→ **EXERCISE DESCRIPTION**
Leave the pictures out, and output exactly the lines from the one containing "Recreate this image" through the one containing "y_ticks = [50, 54, 58, 62, 66, 70, 74, 78]".

[Collected data entries]
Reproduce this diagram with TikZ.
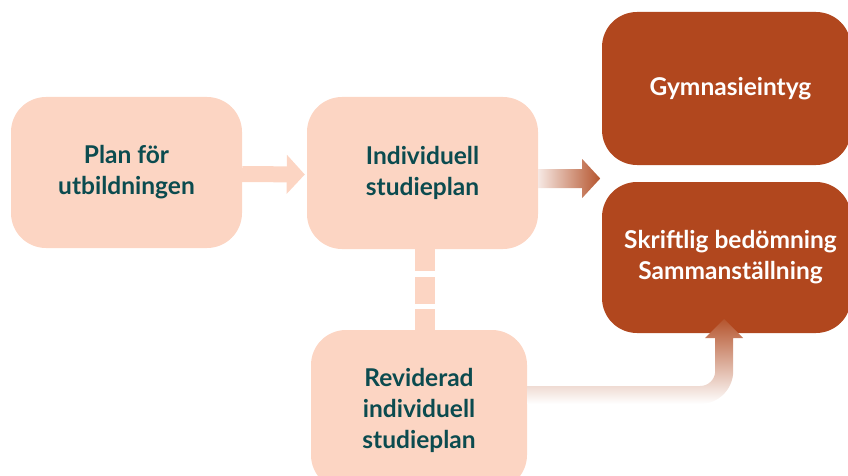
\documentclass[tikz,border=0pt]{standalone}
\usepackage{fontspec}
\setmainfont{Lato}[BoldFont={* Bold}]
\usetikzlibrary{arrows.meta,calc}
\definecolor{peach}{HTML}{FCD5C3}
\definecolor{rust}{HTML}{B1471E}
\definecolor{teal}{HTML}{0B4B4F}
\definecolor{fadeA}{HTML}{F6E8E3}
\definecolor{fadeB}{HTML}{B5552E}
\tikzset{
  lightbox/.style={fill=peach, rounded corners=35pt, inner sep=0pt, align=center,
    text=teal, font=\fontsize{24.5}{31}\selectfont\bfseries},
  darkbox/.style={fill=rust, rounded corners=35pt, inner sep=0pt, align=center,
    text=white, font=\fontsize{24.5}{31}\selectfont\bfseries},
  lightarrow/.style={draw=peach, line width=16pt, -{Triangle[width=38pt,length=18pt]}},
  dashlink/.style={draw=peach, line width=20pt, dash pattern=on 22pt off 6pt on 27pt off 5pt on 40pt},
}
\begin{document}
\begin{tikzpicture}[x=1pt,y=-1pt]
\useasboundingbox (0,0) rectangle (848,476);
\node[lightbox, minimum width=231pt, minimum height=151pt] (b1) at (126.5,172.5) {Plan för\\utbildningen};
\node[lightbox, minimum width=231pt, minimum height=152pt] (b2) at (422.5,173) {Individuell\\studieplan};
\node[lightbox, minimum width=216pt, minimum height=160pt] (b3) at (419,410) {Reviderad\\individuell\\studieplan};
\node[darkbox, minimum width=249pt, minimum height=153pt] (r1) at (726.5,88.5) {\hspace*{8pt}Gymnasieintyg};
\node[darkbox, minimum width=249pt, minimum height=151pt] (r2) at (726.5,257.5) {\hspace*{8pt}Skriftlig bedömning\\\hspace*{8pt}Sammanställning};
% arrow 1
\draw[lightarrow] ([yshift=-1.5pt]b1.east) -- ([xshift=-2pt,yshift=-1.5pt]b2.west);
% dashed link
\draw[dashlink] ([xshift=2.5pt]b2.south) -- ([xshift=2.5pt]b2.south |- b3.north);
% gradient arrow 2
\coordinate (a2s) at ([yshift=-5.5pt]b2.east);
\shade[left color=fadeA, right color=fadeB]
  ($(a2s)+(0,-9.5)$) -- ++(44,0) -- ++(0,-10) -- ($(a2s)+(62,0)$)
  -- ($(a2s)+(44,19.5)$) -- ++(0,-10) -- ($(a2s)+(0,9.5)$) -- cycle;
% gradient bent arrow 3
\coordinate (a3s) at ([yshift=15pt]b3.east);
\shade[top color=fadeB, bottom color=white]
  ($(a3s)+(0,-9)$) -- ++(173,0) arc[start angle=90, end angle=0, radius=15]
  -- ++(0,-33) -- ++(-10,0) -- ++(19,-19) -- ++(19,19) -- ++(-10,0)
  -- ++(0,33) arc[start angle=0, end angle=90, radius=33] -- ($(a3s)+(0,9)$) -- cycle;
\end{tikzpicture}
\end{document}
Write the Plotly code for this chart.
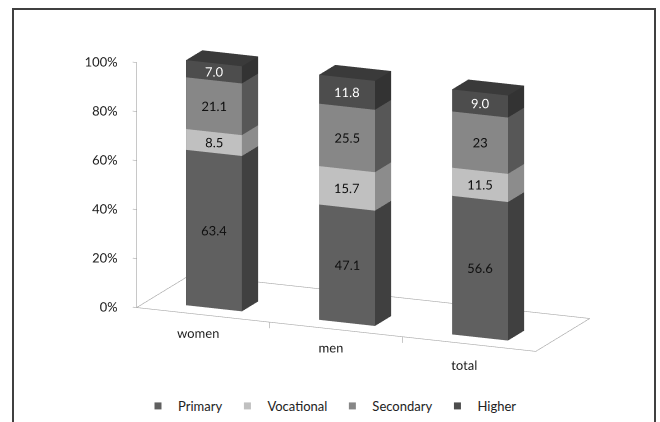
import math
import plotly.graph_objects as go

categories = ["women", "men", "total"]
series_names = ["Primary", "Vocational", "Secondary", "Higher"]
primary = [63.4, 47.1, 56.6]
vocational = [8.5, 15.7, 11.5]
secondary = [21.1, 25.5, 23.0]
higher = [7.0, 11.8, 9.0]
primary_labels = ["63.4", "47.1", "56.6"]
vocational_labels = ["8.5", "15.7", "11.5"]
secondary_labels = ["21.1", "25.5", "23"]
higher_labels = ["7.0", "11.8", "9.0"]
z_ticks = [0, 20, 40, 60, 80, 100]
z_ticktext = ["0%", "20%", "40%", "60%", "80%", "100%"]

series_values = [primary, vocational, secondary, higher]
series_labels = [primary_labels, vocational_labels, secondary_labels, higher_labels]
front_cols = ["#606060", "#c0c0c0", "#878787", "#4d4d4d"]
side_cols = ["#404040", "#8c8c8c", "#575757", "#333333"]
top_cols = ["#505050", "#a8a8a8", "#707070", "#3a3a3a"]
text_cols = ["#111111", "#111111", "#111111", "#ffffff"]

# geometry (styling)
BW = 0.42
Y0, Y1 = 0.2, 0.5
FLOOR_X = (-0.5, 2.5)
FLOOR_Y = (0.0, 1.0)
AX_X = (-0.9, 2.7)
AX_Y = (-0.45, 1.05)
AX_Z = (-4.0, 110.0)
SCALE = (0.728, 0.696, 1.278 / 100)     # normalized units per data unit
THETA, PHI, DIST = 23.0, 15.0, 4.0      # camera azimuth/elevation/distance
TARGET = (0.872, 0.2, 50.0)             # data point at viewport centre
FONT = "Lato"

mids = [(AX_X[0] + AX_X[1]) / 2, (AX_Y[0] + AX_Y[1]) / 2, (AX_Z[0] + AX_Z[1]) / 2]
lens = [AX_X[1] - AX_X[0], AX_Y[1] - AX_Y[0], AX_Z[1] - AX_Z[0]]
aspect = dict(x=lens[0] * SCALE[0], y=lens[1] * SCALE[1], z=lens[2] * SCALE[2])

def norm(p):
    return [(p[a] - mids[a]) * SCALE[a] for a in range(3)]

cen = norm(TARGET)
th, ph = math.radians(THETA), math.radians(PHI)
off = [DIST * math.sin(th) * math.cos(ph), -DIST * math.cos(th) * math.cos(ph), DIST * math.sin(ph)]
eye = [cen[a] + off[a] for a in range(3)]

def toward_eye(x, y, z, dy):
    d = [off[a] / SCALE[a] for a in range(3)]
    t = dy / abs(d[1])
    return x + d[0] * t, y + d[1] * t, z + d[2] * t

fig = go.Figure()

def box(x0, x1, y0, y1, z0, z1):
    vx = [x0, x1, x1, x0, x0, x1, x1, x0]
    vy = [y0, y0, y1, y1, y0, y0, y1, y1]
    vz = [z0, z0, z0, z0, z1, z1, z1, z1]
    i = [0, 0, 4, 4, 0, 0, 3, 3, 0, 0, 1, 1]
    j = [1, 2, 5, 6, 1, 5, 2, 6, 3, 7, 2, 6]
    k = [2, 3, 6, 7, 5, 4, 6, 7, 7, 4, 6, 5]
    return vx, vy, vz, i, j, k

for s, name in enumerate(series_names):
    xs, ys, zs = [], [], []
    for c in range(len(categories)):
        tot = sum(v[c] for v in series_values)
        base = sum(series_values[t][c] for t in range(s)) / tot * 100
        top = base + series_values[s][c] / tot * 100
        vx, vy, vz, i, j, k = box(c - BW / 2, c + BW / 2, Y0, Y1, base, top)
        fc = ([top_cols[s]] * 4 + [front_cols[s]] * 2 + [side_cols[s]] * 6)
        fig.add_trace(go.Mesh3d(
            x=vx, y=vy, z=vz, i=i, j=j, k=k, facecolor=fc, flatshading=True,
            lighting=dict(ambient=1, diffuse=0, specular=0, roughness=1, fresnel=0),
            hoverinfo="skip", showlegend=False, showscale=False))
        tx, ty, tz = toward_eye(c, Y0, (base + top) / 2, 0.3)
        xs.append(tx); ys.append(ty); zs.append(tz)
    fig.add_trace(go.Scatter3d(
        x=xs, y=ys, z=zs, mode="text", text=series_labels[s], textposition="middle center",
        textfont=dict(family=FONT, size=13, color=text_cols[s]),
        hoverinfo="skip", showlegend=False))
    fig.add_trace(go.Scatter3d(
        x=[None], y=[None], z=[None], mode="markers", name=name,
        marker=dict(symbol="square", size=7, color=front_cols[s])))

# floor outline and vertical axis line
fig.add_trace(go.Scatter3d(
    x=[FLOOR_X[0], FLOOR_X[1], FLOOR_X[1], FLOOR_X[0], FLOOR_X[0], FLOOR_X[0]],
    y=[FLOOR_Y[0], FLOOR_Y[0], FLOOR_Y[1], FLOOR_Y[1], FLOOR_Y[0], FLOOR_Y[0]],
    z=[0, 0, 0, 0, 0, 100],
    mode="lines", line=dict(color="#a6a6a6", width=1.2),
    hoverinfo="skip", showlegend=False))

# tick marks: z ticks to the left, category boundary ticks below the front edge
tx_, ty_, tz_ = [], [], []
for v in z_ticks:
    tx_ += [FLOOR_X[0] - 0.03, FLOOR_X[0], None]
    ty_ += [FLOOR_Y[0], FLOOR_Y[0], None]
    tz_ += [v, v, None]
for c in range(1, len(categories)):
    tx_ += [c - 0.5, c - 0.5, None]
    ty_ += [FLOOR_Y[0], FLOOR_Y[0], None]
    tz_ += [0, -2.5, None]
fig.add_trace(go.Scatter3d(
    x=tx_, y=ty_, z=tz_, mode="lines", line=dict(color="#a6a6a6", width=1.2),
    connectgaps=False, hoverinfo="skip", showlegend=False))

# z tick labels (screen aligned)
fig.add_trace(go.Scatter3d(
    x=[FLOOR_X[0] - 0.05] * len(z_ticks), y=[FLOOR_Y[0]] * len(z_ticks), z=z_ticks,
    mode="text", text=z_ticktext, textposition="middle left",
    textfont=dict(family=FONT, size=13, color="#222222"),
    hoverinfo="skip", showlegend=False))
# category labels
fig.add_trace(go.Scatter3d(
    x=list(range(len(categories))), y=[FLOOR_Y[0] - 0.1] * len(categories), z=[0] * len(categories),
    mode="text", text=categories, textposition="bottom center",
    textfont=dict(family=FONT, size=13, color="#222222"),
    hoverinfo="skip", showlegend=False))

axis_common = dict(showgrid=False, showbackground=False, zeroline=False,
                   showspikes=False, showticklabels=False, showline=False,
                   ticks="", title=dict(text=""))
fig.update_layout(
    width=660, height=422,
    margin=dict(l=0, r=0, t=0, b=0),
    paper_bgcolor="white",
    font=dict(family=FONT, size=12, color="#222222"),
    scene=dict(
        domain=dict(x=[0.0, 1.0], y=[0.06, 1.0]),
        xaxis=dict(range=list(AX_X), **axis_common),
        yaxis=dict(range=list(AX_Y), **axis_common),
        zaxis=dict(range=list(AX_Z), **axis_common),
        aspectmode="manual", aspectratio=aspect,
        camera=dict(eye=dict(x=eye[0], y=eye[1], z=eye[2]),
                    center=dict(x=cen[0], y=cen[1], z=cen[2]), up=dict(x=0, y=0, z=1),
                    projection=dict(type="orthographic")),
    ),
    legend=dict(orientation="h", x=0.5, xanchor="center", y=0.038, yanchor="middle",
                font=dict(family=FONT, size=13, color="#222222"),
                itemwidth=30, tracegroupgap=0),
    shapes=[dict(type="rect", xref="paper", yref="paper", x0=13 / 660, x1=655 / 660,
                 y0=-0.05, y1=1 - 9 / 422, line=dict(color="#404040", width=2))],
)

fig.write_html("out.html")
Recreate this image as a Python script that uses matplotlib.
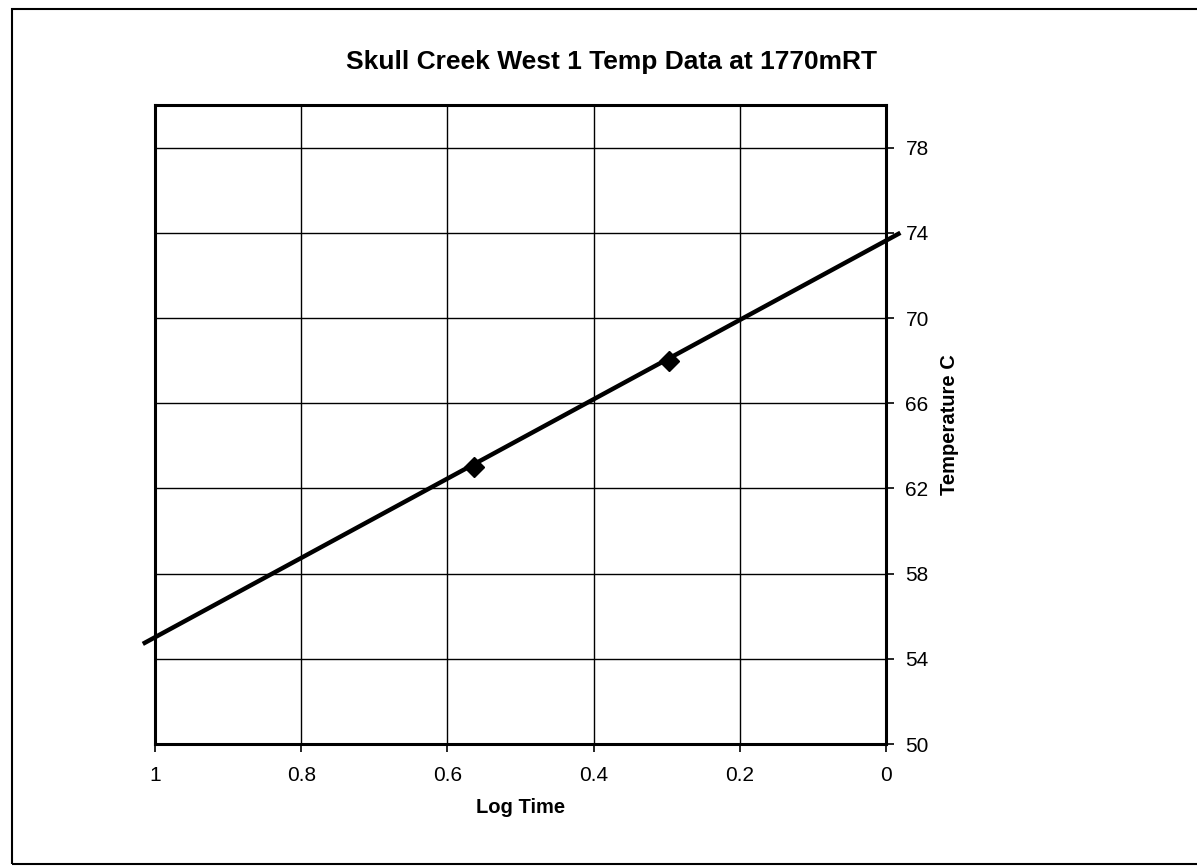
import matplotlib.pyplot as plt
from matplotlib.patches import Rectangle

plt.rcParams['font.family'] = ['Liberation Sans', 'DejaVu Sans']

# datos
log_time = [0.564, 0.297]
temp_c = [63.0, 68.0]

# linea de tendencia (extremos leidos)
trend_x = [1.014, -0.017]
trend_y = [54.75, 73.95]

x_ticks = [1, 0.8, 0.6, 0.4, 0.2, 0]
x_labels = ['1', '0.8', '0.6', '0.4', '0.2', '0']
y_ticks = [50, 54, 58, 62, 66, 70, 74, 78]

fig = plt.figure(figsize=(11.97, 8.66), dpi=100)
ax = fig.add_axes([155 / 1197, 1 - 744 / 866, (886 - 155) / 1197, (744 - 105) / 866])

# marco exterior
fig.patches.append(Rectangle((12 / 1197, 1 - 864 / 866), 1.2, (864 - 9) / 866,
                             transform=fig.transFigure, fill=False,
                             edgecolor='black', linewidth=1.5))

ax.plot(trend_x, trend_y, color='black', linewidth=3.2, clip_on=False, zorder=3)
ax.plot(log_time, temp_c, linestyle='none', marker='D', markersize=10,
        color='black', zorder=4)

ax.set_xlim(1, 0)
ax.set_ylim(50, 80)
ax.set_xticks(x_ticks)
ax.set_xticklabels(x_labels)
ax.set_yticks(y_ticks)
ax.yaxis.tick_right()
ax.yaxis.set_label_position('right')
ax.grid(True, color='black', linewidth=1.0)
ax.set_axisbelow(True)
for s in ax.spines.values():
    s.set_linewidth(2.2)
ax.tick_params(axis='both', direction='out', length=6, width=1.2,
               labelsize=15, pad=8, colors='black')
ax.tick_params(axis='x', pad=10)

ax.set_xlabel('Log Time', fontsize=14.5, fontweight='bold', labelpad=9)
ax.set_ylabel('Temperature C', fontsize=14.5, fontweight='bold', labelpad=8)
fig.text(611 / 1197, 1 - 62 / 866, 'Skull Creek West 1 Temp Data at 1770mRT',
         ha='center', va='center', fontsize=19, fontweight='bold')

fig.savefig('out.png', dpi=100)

→ **RESPONSE TO THIS EXERCISE**
Recreate this image as a Python script that uses matplotlib.
import matplotlib.pyplot as plt
from matplotlib.patches import Rectangle

plt.rcParams['font.family'] = ['Liberation Sans', 'DejaVu Sans']

# datos
log_time = [0.564, 0.297]
temp_c = [63.0, 68.0]

# linea de tendencia (extremos leidos)
trend_x = [1.014, -0.017]
trend_y = [54.75, 73.95]

x_ticks = [1, 0.8, 0.6, 0.4, 0.2, 0]
x_labels = ['1', '0.8', '0.6', '0.4', '0.2', '0']
y_ticks = [50, 54, 58, 62, 66, 70, 74, 78]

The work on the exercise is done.